Political activism on campus heats up as elections near
Published: Tuesday, October 2, 2012
Updated: Tuesday, October 2, 2012 08:10
The Hill was abuzz on Nov. 4, 2008, with the news that then-Senator Barack Obama had been elected the 44th president of the United States. The Experimental College’s Election Night Extravaganza drew crowds into Hotung to await the results, and Obama’s victory led to festivities among students.
“On election night there was a gigantic, spontaneous celebration [march] down to Davis Square,” Director of the Center for Information & Research on Civic Learning & Engagement (CIRCLE) Peter Levine recounted of stories told the following day. “If you’d been here in ’08, in that fall of ’08, you would’ve said that they were all very excited about Obama.”
Four years later, election season is upon us again, and the youth demographic appears to have a huge stake in the results. A turnout as equally striking as in ’08, though, is not expected.
With nearly 46 million 18- to 29-year-old citizens registered to vote, the youth demographic makes up 21 percent of all voters. According to reporting in July by Gallup, though, turnout intentions in this age group are low — especially compared to the national average of 78 percent — with 58 percent of youth asserting they are “definitely likely” to vote in the election.
“I don’t really like to lecture or persuade Tufts students that they should vote because I actually think the question of whether or not you should vote is a decent one,” Levine said. “What I would say is that groups of people — demographic groups — who vote get a lot better deal in society than groups who don’t.”
Approximately 90 percent of Tufts students voted in the 2008 election, according to Levine, and the youth vote in general in the 2008 Presidential election contributed significantly to Obama’s victory. Despite a relatively normal turnout of 18- to 29-year-olds compared to other years, the atypical aspect of the ’08 election was the dramatic Democratic lean of the youth demographic.
Almost 66 percent of young voters chose Obama over McCain, according to the election exit polls. With a youth voter turnout of about 51 percent — 11 percentage points higher than the 2000 election — the decision to vote Democrat seemed to transcend racial and partisan lines, according to CIRCLE’s fact sheet, “Young Voters in the 2008 Presidential Election.”
Regardless of preference for a candidate, the issues that voters consider most important in this year’s election appear to be consistent across all age groups, according to John Richard Skuse Professor of Political Science Jeff Berry.
“For 18- to 29-year-olds, a lot of the issues overlap with those that everyone else is concerned about,” he said. “So the economy is number one on everybody’s mind regardless of age or any other demographic factor.”
Levine cited a survey conducted by CIRCLE that reiterated the widespread concern for economic issues.
“We did a poll in early July of young people, and we asked them what issues are most important to them,” he said. “If you’re asking about what most people care about, the answer is definitely economic performance and a debate about which party is more likely to get us out of a bad economic era.”

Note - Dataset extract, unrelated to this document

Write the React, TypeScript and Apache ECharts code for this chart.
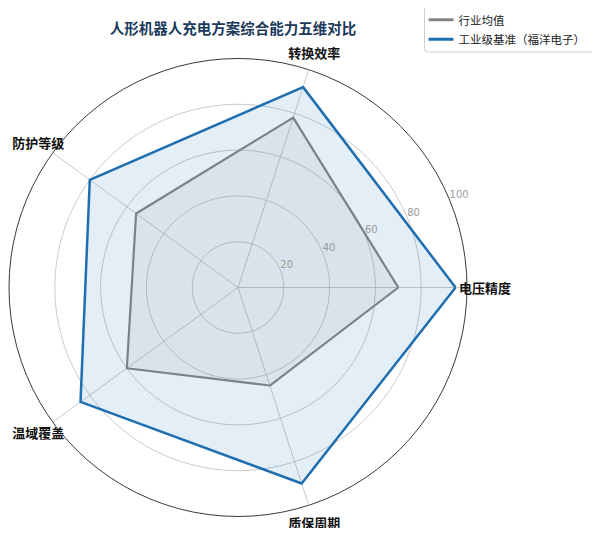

As a result, according to Levine, there is not necessarily a separate youth agenda in the campaign, although there are particular social issues that would be of greater significance to young voters, such as lesbian, gay, bisexual and transgender (LGBT) rights or environmental concerns. Issues such as these matter intensely to specific members of the demographic, but young citizens as a whole are difficult to pigeonhole into one cause.
“A key thing that we always say about the generation is it’s ... not only hard to generalize, but somewhat inappropriate or bad to generalize,” Levine said. “In fact, the most important thing about this generation is just how ... splintered it is. You’re the most demographically diverse generation in American history.”

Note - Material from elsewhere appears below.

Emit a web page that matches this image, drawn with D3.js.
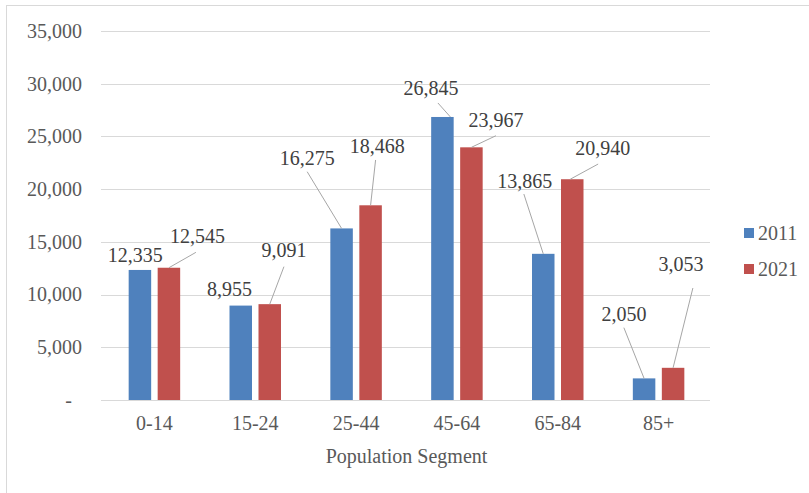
<!DOCTYPE html>
<html>
<head>
<meta charset="utf-8">
<script src="https://cdn.jsdelivr.net/npm/d3@7"></script>
<style>
  html, body { margin: 0; padding: 0; background: #fff; }
  svg { display: block; }
</style>
</head>
<body>
<svg id="chart" width="809" height="493"></svg>
<script>
// ---- data ----
const categories = ["0-14", "15-24", "25-44", "45-64", "65-84", "85+"];
const seriesNames = ["2011", "2021"];
const values2011 = [12335, 8955, 16275, 26845, 13865, 2050];
const values2021 = [12545, 9091, 18468, 23967, 20940, 3053];
const yTicks = [0, 5000, 10000, 15000, 20000, 25000, 30000, 35000];
const xAxisTitle = "Population Segment";

// ---- layout (label placement, pixels relative to bar top centre) ----
// [textDx, textDy, [lineStartDx, lineEndDx, lineEndDy]] ; lineEnd relative to text anchor; null = no leader line
const labelLayout2011 = [
  [-4.7, -8.3, null],
  [-11.3, -9.6, null],
  [-34.4, -63.4, [0, 0, 6.7]],
  [-11.5, -22, [8, 7, 8]],
  [-18.4, -65.5, [0, -1, 5.7]],
  [-20.2, -57.4, [0, 0, 6.7]]
];
const labelLayout2021 = [
  [28.5, -24.4, [0, -1.5, 9]],
  [14.2, -46.9, [0, 0, 9.4]],
  [6.6, -52, [0, -1.6, 6.7]],
  [24.5, -20.6, [0, 0, 9]],
  [30.6, -24.2, [-2, -4.7, 9]],
  [7.8, -96.8, [0, 12, 17]]
];

const FONT = "'Liberation Serif'";
const colors = ["#4f81bd", "#c0504d"];
const svg = d3.select("#chart").style("font-family", FONT);

// chart border
svg.append("rect")
  .attr("x", 6.5).attr("y", 5.5)
  .attr("width", 900).attr("height", 600)
  .attr("fill", "#fff").attr("stroke", "#d9d9d9").attr("stroke-width", 1);

const x0 = 104, x1 = 709, yTop = 31, yBot = 400;

const x = d3.scaleBand().domain(categories).range([x0, x1]).paddingInner(0).paddingOuter(0);
const y = d3.scaleLinear().domain([0, 35000]).range([yBot, yTop]);
const barW = 22.5, barGap = 6.5;

// gridlines
const grid = svg.append("g");
grid.selectAll("line").data(yTicks).join("line")
  .attr("x1", x0 - 3).attr("x2", x1 + 1)
  .attr("y1", d => Math.round(y(d)) + 0.5).attr("y2", d => Math.round(y(d)) + 0.5)
  .attr("stroke", "#d9d9d9").attr("stroke-width", 1);

// y axis
const yAxis = d3.axisLeft(y).tickValues(yTicks).tickSize(0).tickPadding(0)
  .tickFormat(d => d === 0 ? "-" : d3.format(",")(d));
const gy = svg.append("g").attr("transform", "translate(82,0)").call(yAxis);
gy.attr("font-family", null).attr("font-size", null);
gy.select(".domain").remove();
gy.selectAll("text")
  .style("font-family", FONT).style("font-size", "20px").attr("fill", "#595959")
  .attr("dy", "0.32em")
  .attr("x", d => d === 0 ? -10 : 0);

// x axis
const xAxis = d3.axisBottom(x).tickSize(0).tickPadding(0);
const gx = svg.append("g").attr("transform", `translate(0,${yBot})`).call(xAxis);
gx.attr("font-family", null).attr("font-size", null);
gx.select(".domain").remove();
gx.selectAll("text")
  .style("font-family", FONT).style("font-size", "20px").attr("fill", "#595959")
  .attr("dy", 0).attr("y", 30);

// x axis title
svg.append("text")
  .attr("x", (x0 + x1) / 2).attr("y", 463)
  .attr("text-anchor", "middle")
  .style("font-family", FONT).style("font-size", "20px").attr("fill", "#595959")
  .text(xAxisTitle);

// bars + labels
const series = [
  { name: seriesNames[0], values: values2011, layout: labelLayout2011, color: colors[0], off: -(barW + barGap) / 2 },
  { name: seriesNames[1], values: values2021, layout: labelLayout2021, color: colors[1], off: (barW + barGap) / 2 }
];
const fmt = d3.format(",");

series.forEach(s => {
  const g = svg.append("g");
  const rows = categories.map((c, i) => ({ c, v: s.values[i], lay: s.layout[i] }));
  const cx = d => x(d.c) + x.bandwidth() / 2 + s.off;

  g.selectAll("rect").data(rows).join("rect")
    .attr("x", d => cx(d) - barW / 2)
    .attr("y", d => y(d.v))
    .attr("width", barW)
    .attr("height", d => y(0) - y(d.v))
    .attr("fill", s.color);

  // leader lines
  g.selectAll("line.leader").data(rows.filter(d => d.lay[2])).join("line")
    .attr("class", "leader")
    .attr("x1", d => cx(d) + d.lay[2][0])
    .attr("y1", d => y(d.v))
    .attr("x2", d => cx(d) + d.lay[0] + d.lay[2][1])
    .attr("y2", d => y(d.v) + d.lay[1] + d.lay[2][2])
    .attr("stroke", "#a6a6a6").attr("stroke-width", 1);

  g.selectAll("text.lbl").data(rows).join("text")
    .attr("class", "lbl")
    .attr("x", d => cx(d) + d.lay[0])
    .attr("y", d => y(d.v) + d.lay[1])
    .attr("text-anchor", "middle")
    .style("font-family", FONT).style("font-size", "20px")
    .attr("fill", "#404040")
    .text(d => fmt(d.v));
});

// legend
const leg = svg.append("g").attr("transform", "translate(744,228)");
seriesNames.forEach((n, i) => {
  const row = leg.append("g").attr("transform", `translate(0,${i * 36})`);
  row.append("rect").attr("width", 10).attr("height", 10).attr("fill", colors[i]);
  row.append("text").attr("x", 14).attr("y", 5).attr("dy", "0.35em")
    .style("font-family", FONT).style("font-size", "20px")
    .attr("fill", "#595959").text(n);
});
</script>
</body>
</html>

Consequently, Levine said, both Obama and Romney must be accessible to different young constituencies.
“Whenever anyone’s asked to vote, they’re much more likely to vote, so campaigns either do that with young people or they don’t,” he said. “Very often they don’t because they think that young people are not very likely to vote comparatively, so they don’t bother. But the Obama campaign [has had] a lot of outreach, especially to college youth in ’08.”
The youth turnout for McCain, on the other hand, was the worst for a presidential candidate in American history, Levine added.
“I think the Romney campaign knows that and is definitely stepping it up,” he said.
The result is proactive campaigning through channels that directly reach young voters, particularly social media. Both campaigns are accessible on multiple social networks, despite a clear lead taken by Obama’s efforts.
According to studies by the Pew Research Center, the Obama campaign had a presence on two times as many platforms as the Romney campaign, posting four times as much content, over a two-week period in June.